Our bassist  Graham [Main] had been keeping the tape under his bed for 25 years! That debut gig was the best thing we ever did. We should have split up afterwards, ‘cos we didn’t get any better, and I mean that! It sounds like an emergence, like something coming from a swamp. Most people know our Pop: Aural stuff, but this compilation is all about the whole year we existed before hooking up with Bob Last. We had a single on Codex, this label started by Angus Groovy. Another reason to release the session and the live stuff is that the songs were never recorded as they were written and performed, 2 ½ minute songs. Lubricate was like a remix project, except played live--the songs were extended,  the vocals were left off. 
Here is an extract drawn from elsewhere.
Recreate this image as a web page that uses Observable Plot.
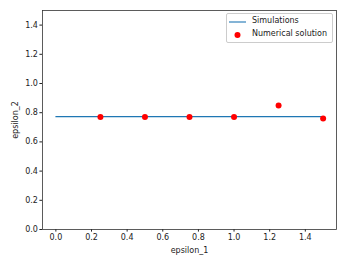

Fire Engines influenced a bunch of scritchy-scratchy Eighties bands like June Brides and Membranes, then dipped off the radar a bit. It must be sweet getting all this love from such as Franz Ferdinand, covering “Get Up and Use Me.”

It all really started when we got asked to reform to play with the Magic Band. We wouldn’t have done it for anybody else. But if Don Van Vliet himself had been involved, we would have been too scared! Not long after, Franz invited us to play at a surprise gig for their fans. They gave away a free single to the audience, all 5000 of them, with their cover of “Get Up” on one side and us covering their “Jacqueline” on the other. But we’re not coming out of retirement--just a couple more gigs and that’s it!